I agree that our political class has become, with a few exceptions, a lamentable cadre of passionless assimilationists, begging for scraps at the Democratic table. But the Human Rights Campaign isn’t gay culture, and neither was Act Up before it. In every city in America (and i suspect, the western world) there are drag queens, DJs, artists, and performers busting their asses every day to make gay culture happen. And for you to airily decree gay culture to be dead is a kick in the face. You’ve basically told the generation of queer artists and activists who have come up behind you to give up and go home. (And since you stopped using ‘queer’ in the 90’s, i’m sure you won’t mind if we wear it for a while)
You deigned to “spell out” your position, so I will do what i can to clarify mine.
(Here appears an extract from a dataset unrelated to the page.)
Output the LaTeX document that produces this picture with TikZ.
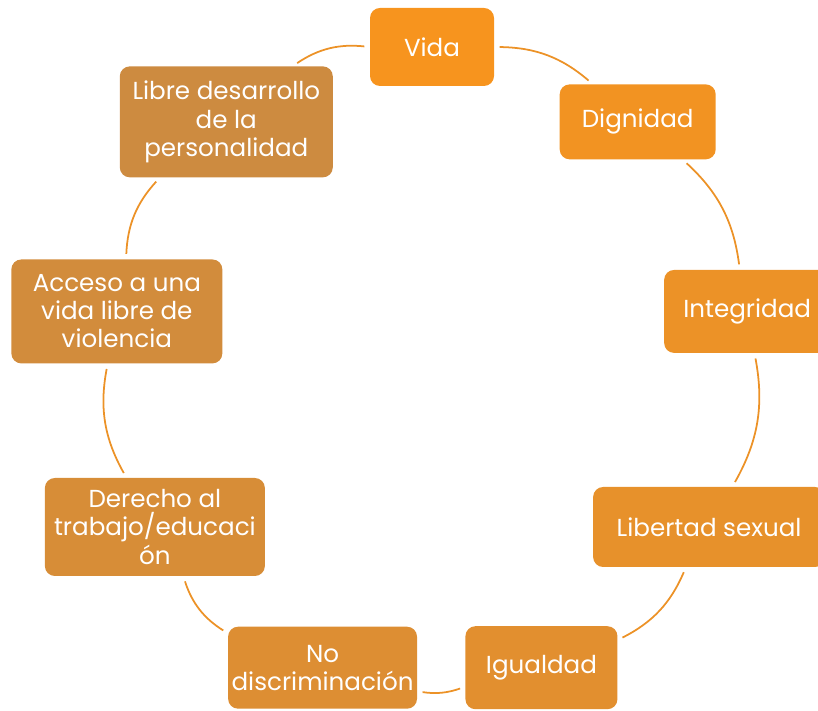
\documentclass[tikz,border=0pt]{standalone}
\usepackage{fontspec}
\setmainfont{Poppins}
\usetikzlibrary{calc}
\definecolor{cycleA}{HTML}{F7941E}
\definecolor{cycleB}{HTML}{CD8B40}
\begin{document}
\begin{tikzpicture}[x=0.02cm,y=0.02cm]
\tikzset{
	cyclebox/.style={rounded corners=0.2cm, text=white, align=center,
		font=\fontsize{14}{16}\selectfont, inner sep=2pt},
	cycleline/.style={draw=cycleA!75!cycleB, line width=1pt,
		shorten <=3pt, shorten >=3pt}
}
\useasboundingbox (0,0) rectangle (818,710);
\coordinate (center) at (432,343);
%%% Boxes round the circle, 40 degrees apart
\foreach \i/\ang/\w/\h/\txt in {
	1/90/124/78/{Vida},
	2/50/156/75/{Dignidad},
	3/10/166/83/{Integridad},
	4/-30/232/80/{Libertad sexual},
	5/-70/152/83/{Igualdad},
	6/-110/182/82/{No\\discriminación},
	7/-150/220/98/{Derecho al\\trabajo/educaci\\ón},
	8/170/211/104/{Acceso a una\\vida libre de\\violencia},
	9/130/213/111/{Libre desarrollo\\de la\\personalidad}}
{
	\pgfmathtruncatemacro{\p}{100-12.5*(\i-1)};
	\node[cyclebox, fill=cycleA!\p!cycleB,
		minimum width=\w*0.02cm, minimum height=\h*0.02cm]
		(n\i) at ($(center)+(\ang:320)$) {\txt};
}
%%% Arcs between neighbours
\foreach \i/\b in {1/20,2/20,3/20,4/20,5/14,6/20,7/20,8/20,9/20}
{
	\pgfmathtruncatemacro{\j}{mod(\i,9)+1};
	\draw[cycleline] (n\i) to[bend left=\b] (n\j);
}
\end{tikzpicture}
\end{document}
When i suggested that your time, talent, and influence could be put to better use drawing attention to places around the world where gay lives and rights are in peril I didn’t mean “The East Village,”(zing!) I meant places like Russia where sweeping anti gay legislation could make it illegal to say nice things about gay people in front of children, I mean places like Uganda where man on man love may soon be a capital offence, and I mean places like parts of the United States, where if I spit on someone it can be considered assault with a deadly weapon, because i'm HIV positive. And when i imply that you might be better served touting gay artists and historical figures, I didn’t mean “Lady Gaga & Hitler” (double zing!), I was speaking of brilliant performers such as Justin Bond and Penny Arcade, writers like Gregory Maguire and Christopher Rice, film makers such as Travis Matthews and David Weissman, and an endless parade of of first class photographers, dancers, comedians, poets, musicians, DJs, and promoters.
And finally, when i say gay men and women should be fighting for the" freedom to be ourselves," I mean just that. We have spent the last thirty years pursuing an agenda of Equality, and we’ve made admirable, even near miraculous strides. Now we need to pivot to Freedom. Freedom of Expression, Freedom of Association, and the Right to Peaceably Assemble. SOPA should be just as important to the gay rights movment as DOMA. Ending the War on Drugs and the Criminalization of HIV should be priorities as high as the Right to Marry and ending DADT.
In short; If there is a Gay Agenda, let it be Liberty.
Wednesday, November 9, 2011
Recently, in Vice Magazine, beloved writer, photographer, and film maker, Bruce LaBruce, wondered aloud that “gay culture is dead,” (no, not “wondered if,” go read the title). And by the time I had finished reading I was fuming. It's not his hunger for attention that I object to. No one likes to tell the world how awesome I am more than I do, and I’d never begrudge that same quality in someone else. And let's leave aside, for the moment, that he is a gay artist who makes gay art for a primarily gay audience (and able to sell enough of that art to finance a trip to Italy). And let’s leave aside how unfocused the piece is; meandering from Jersey Shore to Italian dietary restrictions, to speculating on the sex lives of individual members of the Catholic clergy. His entire argument seemingly rests on the fact that Elton John isn't a rebel anymore and/or that he never made another album as good as Goodbye Yellow Brick Road. Elton John had the temerity to be successful, fall in love, and get old. Good for Elton John! He pushed envelopes, he broadened minds, and he wore a dizzying array of ridiculous sun glasses. The man has done his job; let him retire to a life of happy child rearing.
|(i'm glad you are a happy dad, but what is that kid wearing?)|
“The engine of the gay movement used to be an idea of adventurous and extreme sexuality. Gay culture itself was regarded by the status quo as something pornographic and sexually radical.”
First of all, I couldn’t care less what the status quo thinks about gay culture. The status quo is what keeps Two and a Half Men a Neilson darling year after year. And second, the engine of the gay movement shouldn’t be about who and how we fuck, but whom and how we love. And before I am tarred with the brush of being a “gay conservative,” I would like to state for the record that I am all about adventurous and extreme sexuality. I spent three years in a three way relationship with two other men, I’ve had sex on film, and I have spent the last two years throwing a party best known the carnal shenanigans of its back room (also? very good music). My bona fides as a sexual radical are kind of unassailable. But it’s not the sex we should be fighting for, but the freedom to be ourselves.